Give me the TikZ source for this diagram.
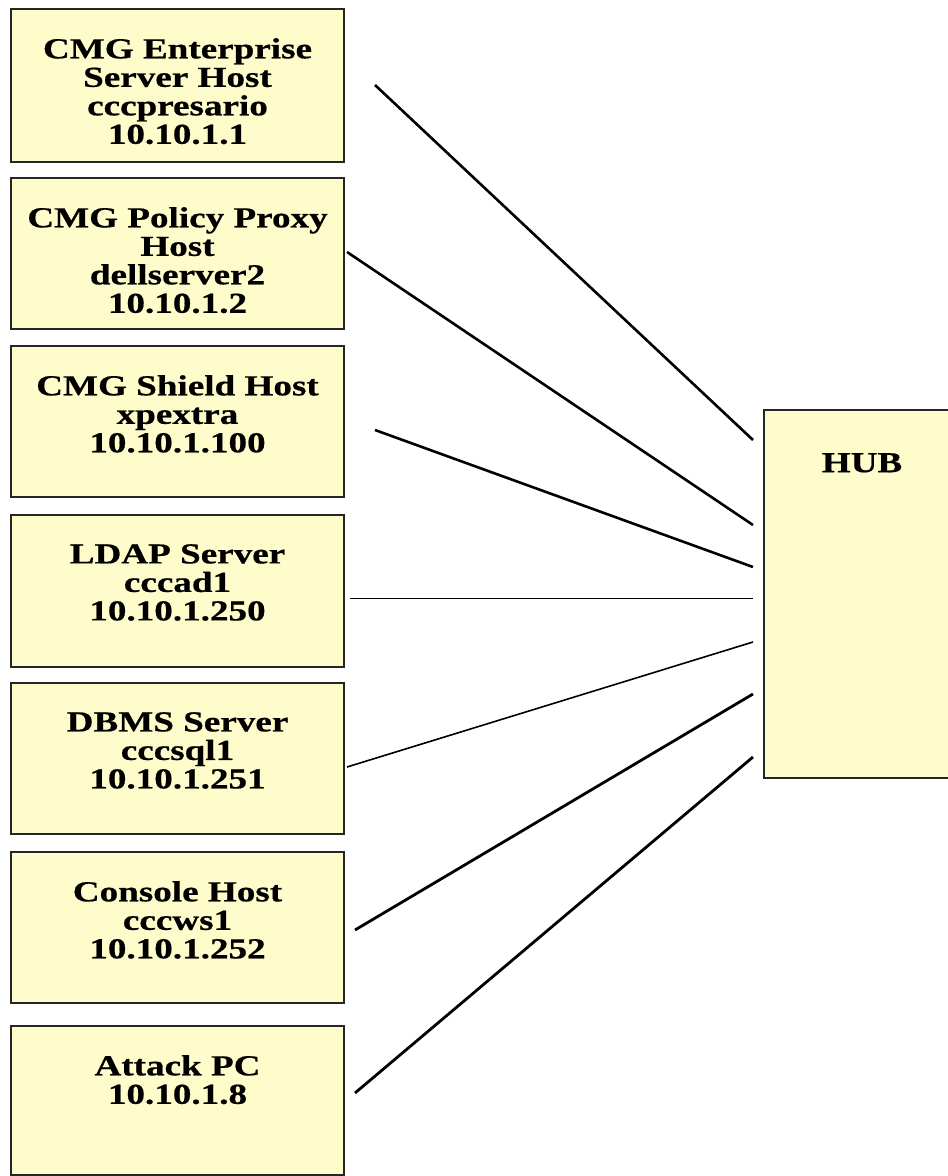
\documentclass[tikz,border=0pt]{standalone}
\usepackage{fontspec}
\usetikzlibrary{calc}
\setmainfont{Liberation Serif}
\newfontfamily\boxfont[FakeStretch=1.28,FakeBold=0.6]{Liberation Serif Bold}
\begin{document}
\begin{tikzpicture}[x=1pt,y=-1pt,
  box/.style={draw=black!85, line width=2pt, fill=yellow!20, rectangle, anchor=north west, inner sep=0pt},
  lbl/.style={anchor=north, align=center, font=\boxfont\fontsize{29}{28.5}\selectfont, inner sep=0pt},
  link/.style={line width=2.6pt, black},
]
\useasboundingbox (0,0) rectangle (948,1176);
\node[box, minimum width=333pt, minimum height=153pt] (b1) at (10,8) {};
\node[box, minimum width=333pt, minimum height=151pt] (b2) at (10,177) {};
\node[box, minimum width=333pt, minimum height=151pt] (b3) at (10,345) {};
\node[box, minimum width=333pt, minimum height=152pt] (b4) at (10,514) {};
\node[box, minimum width=333pt, minimum height=151pt] (b5) at (10,682) {};
\node[box, minimum width=333pt, minimum height=151pt] (b6) at (10,851) {};
\node[box, minimum width=333pt, minimum height=149pt] (b7) at (10,1025) {};
\node[box, minimum width=200pt, minimum height=368pt] (hub) at (763,409) {};
\node[lbl] (t1) at ($(b1.north)+(0,30)$) {CMG Enterprise\\Server Host\\cccpresario\\10.10.1.1};
\node[lbl] (t2) at ($(b2.north)+(0,30)$) {CMG Policy Proxy\\Host\\dellserver2\\10.10.1.2};
\node[lbl] (t3) at ($(b3.north)+(0,30)$) {CMG Shield Host\\xpextra\\10.10.1.100};
\node[lbl] (t4) at ($(b4.north)+(0,30)$) {LDAP Server\\cccad1\\10.10.1.250};
\node[lbl] (t5) at ($(b5.north)+(0,30)$) {DBMS Server\\cccsql1\\10.10.1.251};
\node[lbl] (t6) at ($(b6.north)+(0,30)$) {Console Host\\cccws1\\10.10.1.252};
\node[lbl] (t7) at ($(b7.north)+(0,30)$) {Attack PC\\10.10.1.8};
\node[lbl] (th) at (862,453) {HUB};
\coordinate (s1) at (375,85);   \coordinate (h1) at (753,440);
\coordinate (s2) at (347,252);  \coordinate (h2) at (753,525);
\coordinate (s3) at (375,430);  \coordinate (h3) at (753,567);
\coordinate (s4) at (350,598);  \coordinate (h4) at (753,598);
\coordinate (s5) at (347,767);  \coordinate (h5) at (753,642);
\coordinate (s6) at (355,930);  \coordinate (h6) at (753,694);
\coordinate (s7) at (355,1093); \coordinate (h7) at (753,757);
\draw[link] (s1) -- (h1);
\draw[link] (s2) -- (h2);
\draw[link] (s3) -- (h3);
\draw[link, line width=1pt] (s4) -- (h4);
\draw[link, line width=1.6pt] (s5) -- (h5);
\draw[link, line width=2.8pt] (s6) -- (h6);
\draw[link, line width=2.8pt] (s7) -- (h7);
\end{tikzpicture}
\end{document}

→ EXERCISE DESCRIPTION
Copy out each line exactly, without the pictures.

→ RESPONSE
Give me the TikZ source for this diagram.
\documentclass[tikz,border=0pt]{standalone}
\usepackage{fontspec}
\usetikzlibrary{calc}
\setmainfont{Liberation Serif}
\newfontfamily\boxfont[FakeStretch=1.28,FakeBold=0.6]{Liberation Serif Bold}
\begin{document}
\begin{tikzpicture}[x=1pt,y=-1pt,
  box/.style={draw=black!85, line width=2pt, fill=yellow!20, rectangle, anchor=north west, inner sep=0pt},
  lbl/.style={anchor=north, align=center, font=\boxfont\fontsize{29}{28.5}\selectfont, inner sep=0pt},
  link/.style={line width=2.6pt, black},
]
\useasboundingbox (0,0) rectangle (948,1176);
\node[box, minimum width=333pt, minimum height=153pt] (b1) at (10,8) {};
\node[box, minimum width=333pt, minimum height=151pt] (b2) at (10,177) {};
\node[box, minimum width=333pt, minimum height=151pt] (b3) at (10,345) {};
\node[box, minimum width=333pt, minimum height=152pt] (b4) at (10,514) {};
\node[box, minimum width=333pt, minimum height=151pt] (b5) at (10,682) {};
\node[box, minimum width=333pt, minimum height=151pt] (b6) at (10,851) {};
\node[box, minimum width=333pt, minimum height=149pt] (b7) at (10,1025) {};
\node[box, minimum width=200pt, minimum height=368pt] (hub) at (763,409) {};
\node[lbl] (t1) at ($(b1.north)+(0,30)$) {CMG Enterprise\\Server Host\\cccpresario\\10.10.1.1};
\node[lbl] (t2) at ($(b2.north)+(0,30)$) {CMG Policy Proxy\\Host\\dellserver2\\10.10.1.2};
\node[lbl] (t3) at ($(b3.north)+(0,30)$) {CMG Shield Host\\xpextra\\10.10.1.100};
\node[lbl] (t4) at ($(b4.north)+(0,30)$) {LDAP Server\\cccad1\\10.10.1.250};
\node[lbl] (t5) at ($(b5.north)+(0,30)$) {DBMS Server\\cccsql1\\10.10.1.251};
\node[lbl] (t6) at ($(b6.north)+(0,30)$) {Console Host\\cccws1\\10.10.1.252};
\node[lbl] (t7) at ($(b7.north)+(0,30)$) {Attack PC\\10.10.1.8};
\node[lbl] (th) at (862,453) {HUB};
\coordinate (s1) at (375,85);   \coordinate (h1) at (753,440);
\coordinate (s2) at (347,252);  \coordinate (h2) at (753,525);
\coordinate (s3) at (375,430);  \coordinate (h3) at (753,567);
\coordinate (s4) at (350,598);  \coordinate (h4) at (753,598);
\coordinate (s5) at (347,767);  \coordinate (h5) at (753,642);
\coordinate (s6) at (355,930);  \coordinate (h6) at (753,694);
\coordinate (s7) at (355,1093); \coordinate (h7) at (753,757);
\draw[link] (s1) -- (h1);
\draw[link] (s2) -- (h2);
\draw[link] (s3) -- (h3);
\draw[link, line width=1pt] (s4) -- (h4);
\draw[link, line width=1.6pt] (s5) -- (h5);
\draw[link, line width=2.8pt] (s6) -- (h6);
\draw[link, line width=2.8pt] (s7) -- (h7);
\end{tikzpicture}
\end{document}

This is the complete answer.